Norwegian Foreign Minister Børge Brende, who co-led Sunday’s top-level meeting to re-build Gaza after Israel’s bombing last summer, said that the “solid” amount of aid pledged shows “massive international support” for the Palestinian people. He and others meeting in Cairo repeated calls for Israel to end its blockade of the war-torn Palestinian region.
Børge represented Norway in arranging The Cairo Conference on Palestine for Reconstructing Gaza, along with Egypt and Palestinian President Mahmoud Abbas. Norway has been deeply involved in efforts to bring peace to the Middle East for decades, and calls for financial assistance to rebuild Gaza resulted in pledges of more than USD 5 billion (NOK 35 billion). That was more than the Palestinians had even sought.
Qatar pledged the most (USD 1 billion, or NOK 6.5 billion) with the US promising another NOK 1.4 billion and Norway itself boosting its aid by NOK 95 million, for a total of NOK 885 million this year alone.
“Around 80,000 homes lay in full or partial ruin after the bloody summer in Gaza that cost more than 2,200 human lives,” Brende said. “We expect that Israel will do its part to reverse its blockade, so that help can actually reach the civilian population and the society can be built up again.”
Israel did not attend the conference, nor did Hamas, the Palestinian political faction that Israel contends is a terrorist organization. The Palestinian government led by Abbas, however, will now assume at least partial control over Gaza through an agreement with Hamas. “The Palestinian Government must, for its part, start reform efforts to secure responsible authority in all of Palestine, and take responsibility for the rebuilding of Gaza,” Brende said. “It is critical that Israel and the Palestinians cooperate on the new UN mechanism to get in the necessary materials.”
After the third war in Gaza in six years, Børge was asked what assurances he had that after another rebuilding, yet another war wouldn’t ruin Gaza once again. There are none, he told Norwegian Broadcasting (NRK), but added that Norway and other donors stressed that both Israel and the Palestinians must make new political efforts to avoid another war in Gaza.
“They must show a willingness for real negotiations, to find lasting solutions to the underlying conflicts between the Israelis and the Palestinians,” Børge said. That includes a two-state solution.

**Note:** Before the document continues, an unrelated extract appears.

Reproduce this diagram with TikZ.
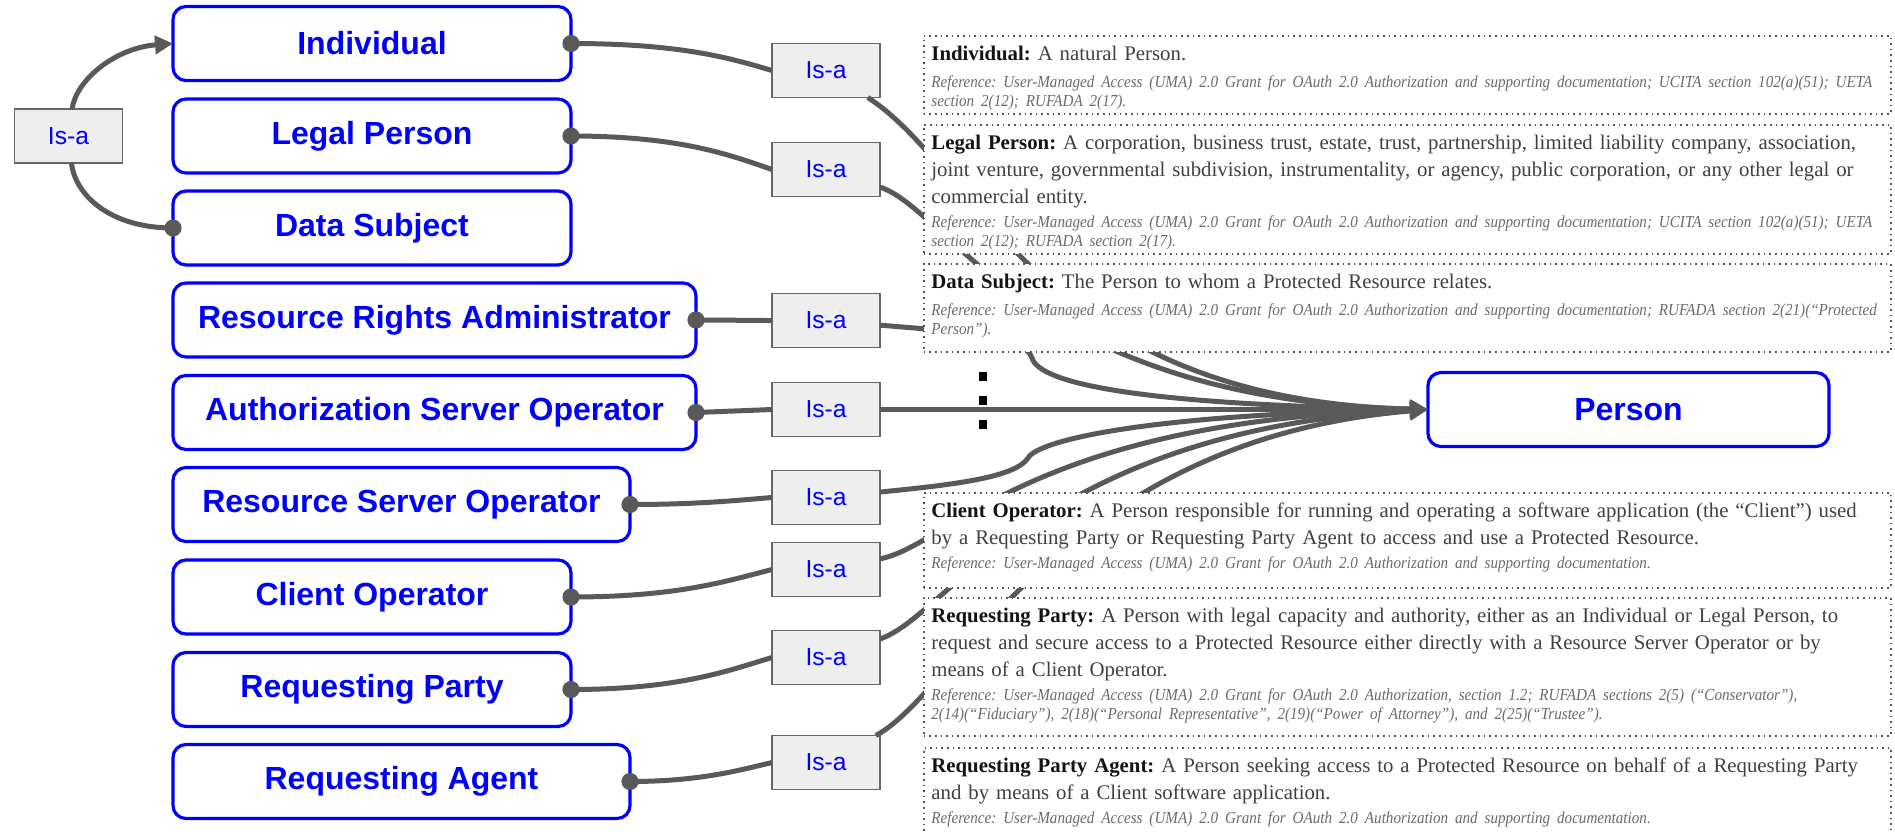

Since donations to rebuild Gaza exceeded the USD 4 billion that the Palestinian government deemed necessary, the remaining funds will go towards supporting and developing other areas of Palestine.
Money not enough
Humanitarian organizations warned that money isn’t enough to rebuild Gaza. “We can’t just continue to rebuild again and again,” said Jan Egeland, secretary general of the refugee organization Flyktninghjelpen, who also called for an end to the blockade. Israel’s blockade of Gaza has been criticized as being a collective punishment on all citizens of Gaza, and has delayed or hindered rebuilding after earlier wars between Israel and Hamas, which has a habit of sending rockets into Israel. All goods bound for Gaza must go through the blockade, and Israeli authorities fear cement, for example, can be used by Hamas to build tunnels.
Brende responded that “what we have to do, in addition to securing the financial aid, is to secure that political processes get underway, first about the blockade and then about a two-state solution.”